Androgenic haploids have been produced for at least 50 genera, most notably in the cereals and vegetable crops (Foroughi-Wehr & Wenzel 1989), and use has been made of this technology for the rapid production of homozygous lines in these plants. Woody plants generally have been recalcitrant, and there have been few successes, particularly for forest tree species, among a large number of reported attempts over the last 40 years. Plantlets have been obtained from pollen culture of species of Hevea, Aesculus, Citrus, Vitis, Malus, Litchi, Euphorbia, Poncirus, Lycium and Camellia (Chen 1987). Hardwood forest tree species for which pollen cultures have produced plants are Betula pendula (Radojevic & Kovoor 1986) and 13 species or interspecific hybrids of Populus (Chen 1987). Some of the resultant trees are now several years old in the field, and have flowered (Chen 1987). Regeneration of plants has been achieved with haploid megagametophyte cultures of a number of gymnosperms (Rohr 1987). Mostly these are cycads (Cycas, Zamia, Ceratozamia) or Ephedra, but included are two conifers - Picea abies and Sequoia sempervirens.
This record suggests that work aimed at deriving methods for the regeneration of plants from haploid tissues of forest tree species is likely to be long-term with a relatively high risk of an unsuccessful result.
In Brassica, for example, production of haploid plantlets from anther culture has been used as a method of fixing gamete arrays of homozygous plants. An F1 hybrid population is generated, and anther culture, with either spontaneous or colchicine induced chromosome doubling, is then used to fix true breeding homozygous diploid lines (Beversdorf & Kott 1987). In the absence of the anther culture technology, derivation of the homozygous lines would take several generations of inbreeding.
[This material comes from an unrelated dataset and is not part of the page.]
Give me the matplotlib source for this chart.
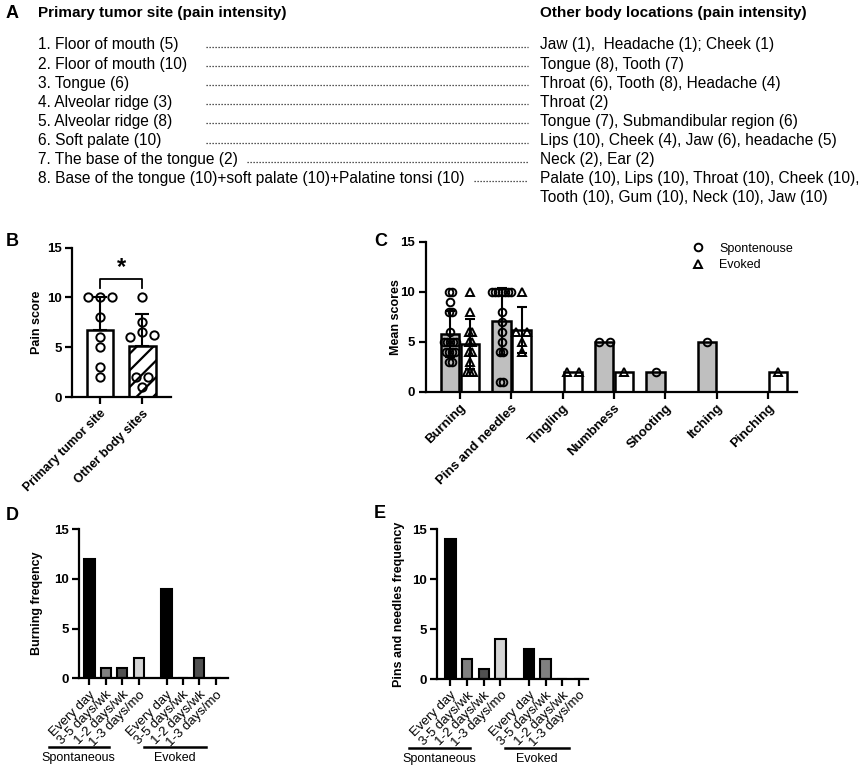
import numpy as np
import matplotlib
matplotlib.use('Agg')
import matplotlib.pyplot as plt
from matplotlib.lines import Line2D

plt.rcParams['font.family'] = ['Liberation Sans', 'DejaVu Sans']
plt.rcParams['hatch.linewidth'] = 1.6

# ---- panel A text
primary_sites = [
    "1. Floor of mouth (5)",
    "2. Floor of mouth (10)",
    "3. Tongue (6)",
    "4. Alveolar ridge (3)",
    "5. Alveolar ridge (8)",
    "6. Soft palate (10)",
    "7. The base of the tongue (2)",
    "8. Base of the tongue (10)+soft palate (10)+Palatine tonsi (10)",
]
other_sites = [
    "Jaw (1),  Headache (1); Cheek (1)",
    "Tongue (8), Tooth (7)",
    "Throat (6), Tooth (8), Headache (4)",
    "Throat (2)",
    "Tongue (7), Submandibular region (6)",
    "Lips (10), Cheek (4), Jaw (6), headache (5)",
    "Neck (2), Ear (2)",
    "Palate (10), Lips (10), Throat (10), Cheek (10),\nTooth (10), Gum (10), Neck (10), Jaw (10)",
]

# ---- panel B
b_labels = ["Primary tumor site", "Other body sites"]
primary_scores = [5, 10, 6, 3, 8, 10, 2, 10]
other_scores = [1, 7.5, 6, 2, 6.5, 6.25, 2, 10]

# ---- panel C
c_labels = ["Burning", "Pins and needles", "Tingling", "Numbness", "Shooting", "Itching", "Pinching"]
burning_spont = [10, 10, 9, 8, 8, 6, 5, 5, 5, 5, 5, 4, 4, 4, 4, 3, 3]
burning_evoked = [10, 8, 6, 6, 5, 5, 4, 4, 3, 2, 2, 2]
pins_spont = [10, 10, 10, 10, 10, 10, 10, 8, 7, 6, 5, 4, 4, 1, 1]
pins_evoked = [10, 6, 6, 5, 4]
tingling_spont = []
tingling_evoked = [2, 2]
numbness_spont = [5, 5]
numbness_evoked = [2]
shooting_spont = [2]
shooting_evoked = []
itching_spont = [5]
itching_evoked = []
pinching_spont = []
pinching_evoked = [2]

# ---- panels D, E
freq_labels = ["Every day", "3-5 days/wk", "1-2 days/wk", "1-3 days/mo"]
burning_spont_freq = [12, 1, 1, 2]
burning_evoked_freq = [9, 0, 2, 0]
pins_spont_freq = [14, 2, 1, 4]
pins_evoked_freq = [3, 2, 0, 0]
freq_colors = ["black", "#808080", "#505050", "#d4d4d4"]

W, H = 864, 770
fig = plt.figure(figsize=(W / 100, H / 100), dpi=100)


def fx(px):
    return px / W


def fy(py):
    return 1 - py / H


def add_ax(left, top, right, bottom):
    return fig.add_axes([fx(left), fy(bottom), (right - left) / W, (bottom - top) / H])


def style(ax, ylab, labx):
    for s in ["top", "right"]:
        ax.spines[s].set_visible(False)
    for s in ["left", "bottom"]:
        ax.spines[s].set_linewidth(1.6)
    ax.tick_params(width=1.6, length=5, labelsize=9.5, pad=2.5)
    ax.set_ylim(0, 15)
    ax.set_yticks([0, 5, 10, 15], ["0", "5", "10", "15"], fontweight="bold")
    ax.set_ylabel(ylab, fontsize=9, fontweight="bold")
    ax.yaxis.set_label_coords(labx, 0.5)


def spread(vals, step):
    # spread points sharing a value sideways, like a column scatter
    vals = np.asarray(vals, dtype=float)
    offs = np.zeros(len(vals))
    keys = np.round(vals)
    for k in np.unique(keys):
        idx = np.where(keys == k)[0]
        n = len(idx)
        offs[idx] = (np.arange(n) - (n - 1) / 2) * step
    return offs


# ---------------- A
fig.text(fx(6), fy(13), "A", fontsize=13, fontweight="bold", va="center")
fig.text(fx(38), fy(13), "Primary tumor site (pain intensity)", fontsize=11, fontweight="bold", va="center")
fig.text(fx(540), fy(13), "Other body locations (pain intensity)", fontsize=11, fontweight="bold", va="center")
renderer = fig.canvas.get_renderer()
row_h = 19.1
row = 0
for left, right in zip(primary_sites, other_sites):
    y = 45 + row * row_h
    t = fig.text(fx(38), fy(y), left, fontsize=11.2, va="center")
    x_end = t.get_window_extent(renderer).x1
    start = max(206, x_end + 9)
    fig.add_artist(Line2D([fx(start), fx(528)], [fy(y + 2), fy(y + 2)], transform=fig.transFigure,
                          ls=(0, (1, 1.4)), lw=0.9, color="#222222"))
    for j, part in enumerate(right.split("\n")):
        fig.text(fx(540), fy(y + j * row_h), part, fontsize=11.2, va="center")
    row += 1

# ---------------- B
fig.text(fx(6), fy(241), "B", fontsize=13, fontweight="bold", va="center")
axB = add_ax(72.3, 247.5, 170.7, 397)
b_data = [primary_scores, other_scores]
b_means = [np.mean(v) for v in b_data]
b_sds = [np.std(v, ddof=1) for v in b_data]
axB.bar(0, b_means[0], width=0.63, color="white", edgecolor="black", lw=1.8, zorder=2)
axB.bar(1, b_means[1], width=0.63, color="white", edgecolor="black", lw=1.8, hatch="//", zorder=2)
axB.errorbar([0, 1], b_means, yerr=[[0, 0], b_sds], fmt="none", ecolor="black",
             elinewidth=1.5, capsize=5, capthick=1.5, zorder=3)
for i, v in enumerate(b_data):
    axB.plot(i + spread(v, 0.28), v, "o", mfc="none", mec="black", ms=6, mew=1.4, zorder=4, clip_on=False)
top = max(max(v) for v in b_data)
axB.plot([0, 0, 1, 1], [top + 0.9, top + 1.8, top + 1.8, top + 0.9], color="black", lw=1.3, clip_on=False)
axB.text(0.5, top + 1.8, "*", ha="center", va="bottom", fontsize=17, fontweight="bold")
axB.set_xlim(-0.655, 1.67)
style(axB, "Pain score", -0.30)
axB.set_xticks([0, 1], b_labels, rotation=45, ha="right", rotation_mode="anchor",
               fontsize=9, fontweight="bold")

# ---------------- C
fig.text(fx(374), fy(241), "C", fontsize=13, fontweight="bold", va="center")
axC = add_ax(425.7, 242, 796.7, 391.7)
c_spont = [burning_spont, pins_spont, tingling_spont, numbness_spont, shooting_spont, itching_spont, pinching_spont]
c_evoked = [burning_evoked, pins_evoked, tingling_evoked, numbness_evoked, shooting_evoked, itching_evoked, pinching_evoked]
bw = 0.36
for series, off, fc, mk in [(c_spont, -0.19, "#bfbfbf", "o"), (c_evoked, 0.2, "white", "^")]:
    for i, v in enumerate(series):
        if len(v) == 0:
            continue
        m = np.mean(v)
        axC.bar(i + off, m, width=bw, color=fc, edgecolor="black", lw=1.8, zorder=2)
        if len(v) > 2:
            sd = np.std(v, ddof=1)
            axC.errorbar(i + off, m, yerr=sd, fmt="none", ecolor="black", elinewidth=1.5,
                         capsize=3.5, capthick=1.5, zorder=3)
        step = 0.06 if len(v) > 8 else 0.22
        axC.plot(i + off + spread(v, step), v, mk, mfc="none", mec="black", ms=5.5, mew=1.4, zorder=4)
axC.set_xlim(-0.668, 6.56)
style(axC, "Mean scores", -0.065)
axC.set_xticks(range(len(c_labels)), c_labels, rotation=45, ha="right", rotation_mode="anchor",
               fontsize=9.5, fontweight="bold")
handles = [Line2D([], [], marker="o", ls="none", mfc="none", mec="black", ms=5.5, mew=1.4, label="Spontenouse"),
           Line2D([], [], marker="^", ls="none", mfc="none", mec="black", ms=5.5, mew=1.4, label="Evoked")]
axC.legend(handles=handles, loc="upper right", bbox_to_anchor=(1.02, 1.07), frameon=False,
           fontsize=9, handletextpad=0.7, labelspacing=0.35)

# ---------------- D, E
pos = list(np.arange(4)) + list(np.arange(4) + 4.7)


def freq_panel(ax, spont, evoked, ylab, labx, xlim):
    vals = list(spont) + list(evoked)
    ax.bar(pos, vals, width=0.62, color=freq_colors * 2, edgecolor="black", lw=1.5, zorder=2)
    ax.set_xlim(*xlim)
    style(ax, ylab, labx)
    ax.set_xticks(pos, freq_labels * 2, rotation=45, ha="right", rotation_mode="anchor", fontsize=9.5)
    tr = ax.get_xaxis_transform()
    for a, b, name in [(-2.5, 1.2, "Spontaneous"), (3.3, 7.1, "Evoked")]:
        ax.plot([a, b], [-0.46, -0.46], color="black", lw=1.8, transform=tr, clip_on=False)
        ax.text((a + b) / 2, -0.535, name, transform=tr, ha="center", va="center", fontsize=9)


fig.text(fx(6), fy(515), "D", fontsize=13, fontweight="bold", va="center")
axD = add_ax(79, 529, 227.7, 678.3)
freq_panel(axD, burning_spont_freq, burning_evoked_freq, "Burning freqency", -0.24, (-0.64, 8.43))

fig.text(fx(374), fy(514), "E", fontsize=13, fontweight="bold", va="center")
axE = add_ax(437, 529.3, 588.3, 679)
freq_panel(axE, pins_spont_freq, pins_evoked_freq, "Pins and needles frequency", -0.21, (-0.8, 8.26))

fig.savefig("out.png", dpi=100)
Another culture therefore has had a direct and important application in the breeding of self-pollinated crops.
With the exception of Leucaena leucocephala, self-pollinating approaches are not a feature of breeding programmes for forest tree species, and the availability of haploids is not as immediately useful in these breeding programmes. The question to be asked then is - to what extent should different breeding approaches be contemplated for forest tree species, e.g. an inbreeding and hybridization approach such as in maize? Current impediments to a maize breeding approach for forest tree species are inbreeding depression (severe in many cases), and long generation intervals - several cycles of selfing could not realistically be contemplated. Even if haploids can be obtained e.g. in poplar, the generation interval would still be an impediment in relation to consecutive testing of homozygotes and heterozygotes. This approach is not likely to be advantageous in a species which is easily propagated vegetatively. Some non-industrial species, e.g. Gliricidia, flower early and can be selected at an early age. Sophisticated breeding programmes are unlikely to be warranted, however, for these species.
Induction of haploid plants thus does not have immediate application in forest tree improvement programmes. Such plants may be of some use in basic genetic studies, e.g. for studies of heterosis in forest tree species. As a long-term strategic research objective for industrial species, induction of haploid plants should be of low priority until such time as methods for early selection and the promotion of early flowering are available.